How did Quad Day start?
According to a 2015 article from the Student Life and Culture Archives, the Dean of Student Programs Dan Perrino — also a professor of music — organized the first Quad Day in the fall of 1971 as a way to unify the campus community as protests and unrest spread on campuses across the country. “The war kept getting worse. Tensions escalated…So the lack of people getting together as a community to have a sense of community was a problem. I mean it was just a bunch of people who were angry either at the situation or at each other,” Class of 1972 alumnus Willard Broom said in an oral history from 2010, “But this is a learning community and we should all be learning together.”
The first Quad Day featured a volleyball game, hot dog stand and a student and faculty talent show. “Many of the larger student groups on campus set up booths and members of the Board of Trustees were on hand to meet new students,” Student Life and Culture Archives noted, adding that more than 7,000 people attended that year’s Quad Day.

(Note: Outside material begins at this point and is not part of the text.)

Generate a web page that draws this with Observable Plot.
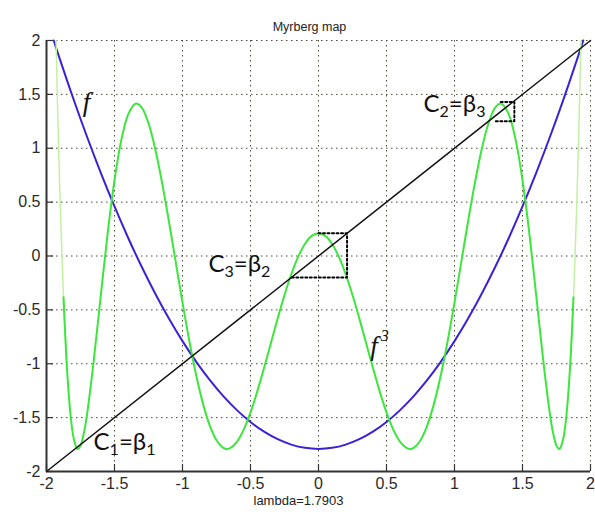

What is Quad Day like today?
Now held the day before classes officially begin, Quad Day is an all-day opportunity for thousands of new students to learn more about Registered Student Organizations or RSOs, often for the first time. There are more than 1,400 registered student organizations at Illinois.
Who attends Quad Day?
Hundreds of student organizations, as well as fraternities and sororities, set up tables on the Quad to pass out information about their group and encourage students to join.
In recent years the Marching Illini and Illinois cheerleaders have performed in front of Foellinger Auditorium while other performances and demonstrations — dance troupes and a capella choirs to name a few — are held on Anniversary Plaza and other areas near the Illini Union.
According to Student Life and Culture Archives, the earliest student organizations were the Adelphic and Philomathean (pictured above) literary societies, formed only five days after the U. of I. opened. Once women students arrived in 1870, they formed their own literary society, the Alethenai. Kappa Alpha Theta and Pi Beta Phi (pictured below) were installed in the same year, so both considered the first sorority. Delta Tau Delta is considered to be the first fraternity at the U. of I.